Les enseignants de l’USTO empêchés de faire grève

À la fin du mois de mai, les enseignants de l’Université des sciences et de la technologie d’Oran (USTO) sont entrés en grève autour d’une large plateforme de revendications socioprofessionnelles. Durant le conflit qui a duré deux semaines, le recteur de l’USTO a introduit trois référés contre la section du Conseil national des enseignants du supérieur (CNES-USTO) pour grève illégale. La justice a déclaré la grève illégale par trois fois, et la section CNES-USTO a déposé trois préavis de grève. Déterminés à faire respecter leurs droits, les enseignants n’ont pas voulu organiser les examens et les étudiants ont refusé de les passer tant que le conflit social ne trouverait pas une issue positive. Finalement, l’administration de l’USTO a accepté d’ouvrir des négociations conformément aux lois sociales en vigueur. La prise en charge rapide d’une partie des revendications des enseignants a permis la suspension de la grève.

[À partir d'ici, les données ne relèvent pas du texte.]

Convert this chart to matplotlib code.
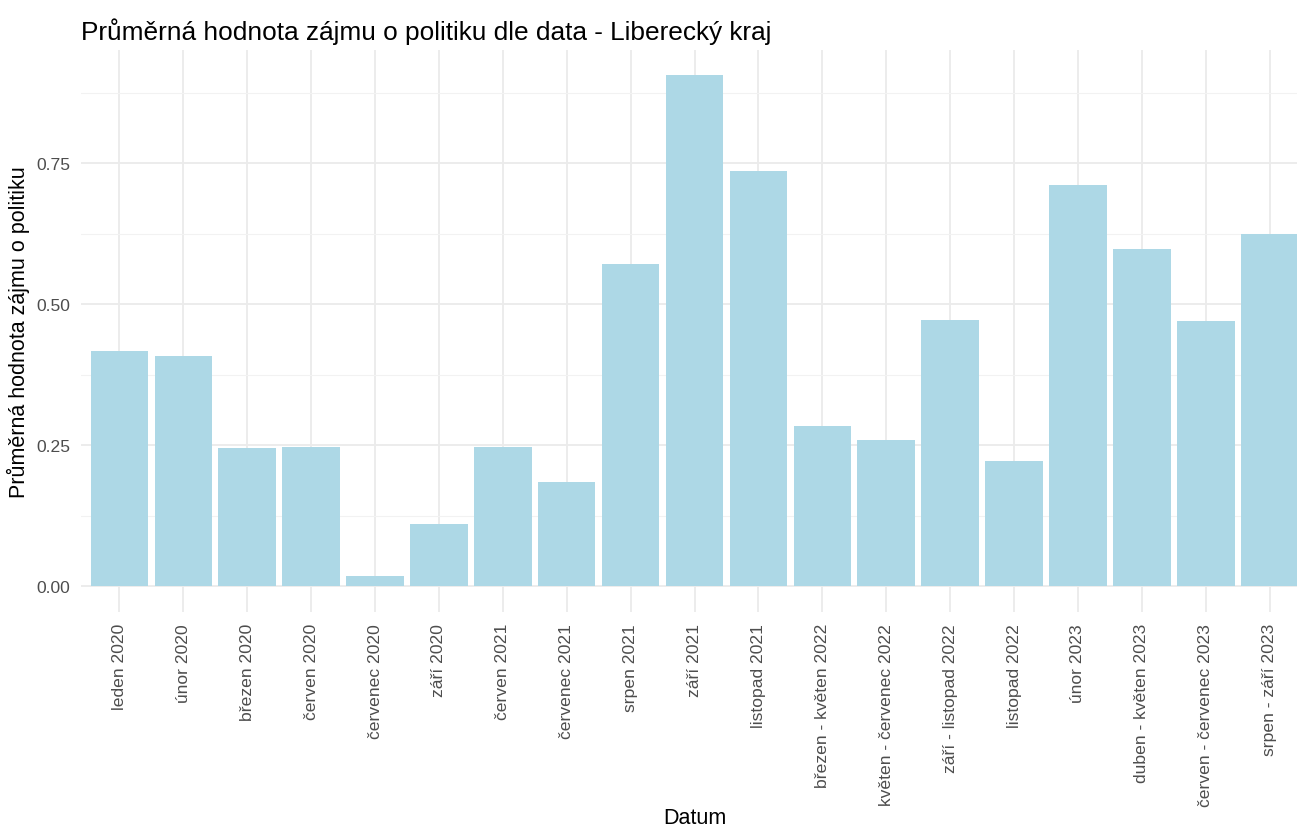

Harcèlement judiciaire contre les enseignants grévistes de l’ESBA

Le 12 juin, les enseignants de l’École supérieure des beaux-arts sont entrés en grève pour défendre une série de revendications socioprofessionnelles. La grève a été votée par la majorité des membres de la section du Conseil national des enseignants du supérieur (CNES-ESBA) à bulletin secret en présence d’une représentante de l’administration de l’ESBA qui a cosigné le PV du dépouillement du vote. Malgré le respect des procédures par la section CNES-ESBA, fin juin, l’administration de l’école a introduit un référé contre le syndicat auprès de la chambre administrative du tribunal pour le motif de grève illégale. La chambre s’est déclarée incompétente pour juger l’affaire. Malgré ce jugement, le harcèlement judiciaire s’est poursuivi puisque les dirigeants de l’ESBA ont ensuite fait appel auprès du Conseil d’État qui a finalement débouté les administrateurs de l’ESBA, le 13 septembre, en confirmant le premier jugement rendu par la chambre administrative.